報酬決定権限を現場に与えこれらの一連の基盤を整備することは、迅速かつ的確な報酬判断を下すことのみならず、日本企業におけるマネジメント力の強化に資するはずである *4。
最後に
経営者に対しては、以前に比べて高額となった報酬に見合う形で業績の達成や成長が求められており、営業利益率やROE・ROICなどの利益率等の向上を目指すことが織り込まれていることも珍しくない。一方で、一律の賃上げや他社と横並びでのジョブ型人事制度の導入は、プラスの効果をもたらすどころか利益率の悪化を招くだけに終わり、目指す成長や事業戦略の実現を阻害しかねない。
一時的な利益率等の悪化は不可避としても、賃上げによる人材への投資を伴いながら、事業ポートフォリオの見直しや大幅な生産性の向上、新たな付加価値の創出などによって中長期的かつ非連続な成長を実現することができるか。日本企業は一つの正念場を迎えている。
脚注
*1 日本において、日本企業と外資系企業との間でも差があり、日本企業はさらに低い。
*2 中間層における重層的な階層構造や兼務を多発させる組織設計・人員配置などは、日本企業における非効率な組織運営の象徴といえ、スリムかつ迅速な意思決定を可能とする組織を実現するうえでの課題である。

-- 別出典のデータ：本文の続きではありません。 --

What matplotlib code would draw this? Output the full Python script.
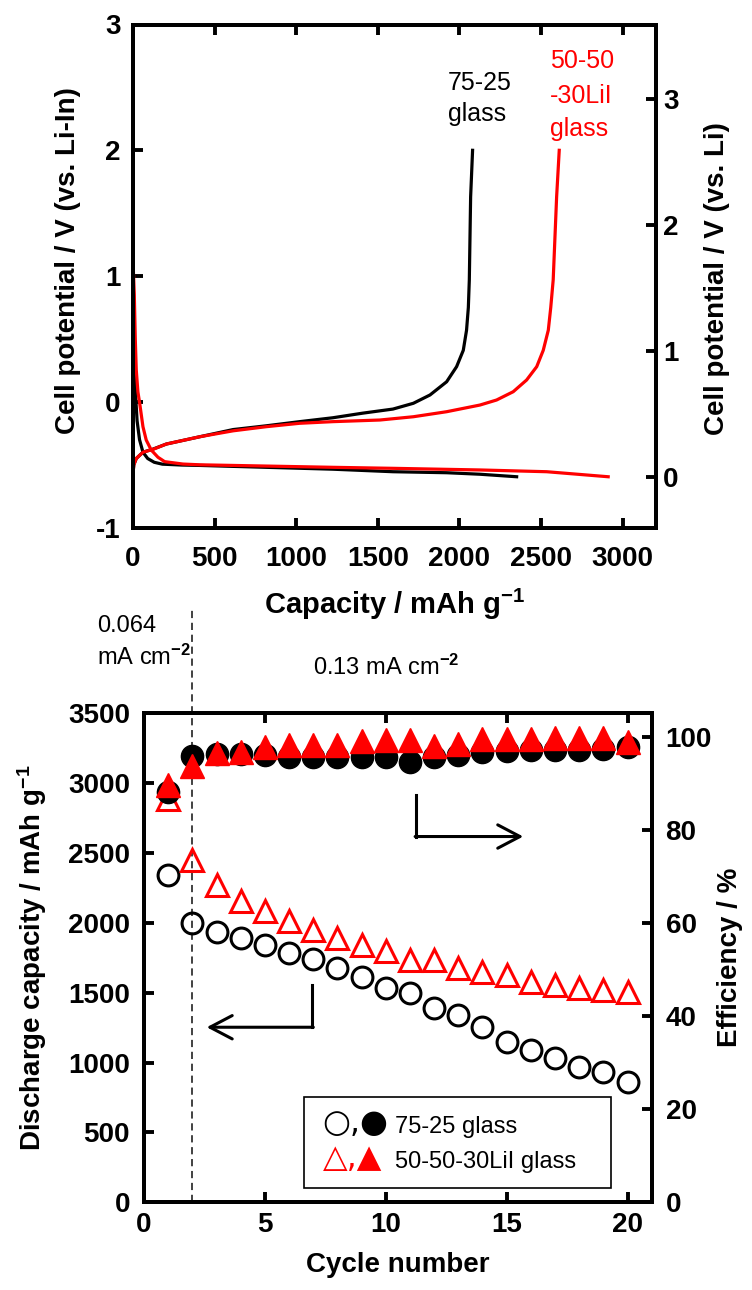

*3 日本市場においても、外資系企業が厚みを持った株式報酬を提示し、人材獲得に失敗するケースが散見される。
*4 日本のグローバル企業において、海外幹部との間での報酬交渉に至るとき、本社の上司(日本人)が直接的に交渉に乗り出す場面は限られ、多くは人事等に任せている。マネジメントからの報酬の分離といえる状況は、グローバル管理における日本企業の一つの課題といえよう。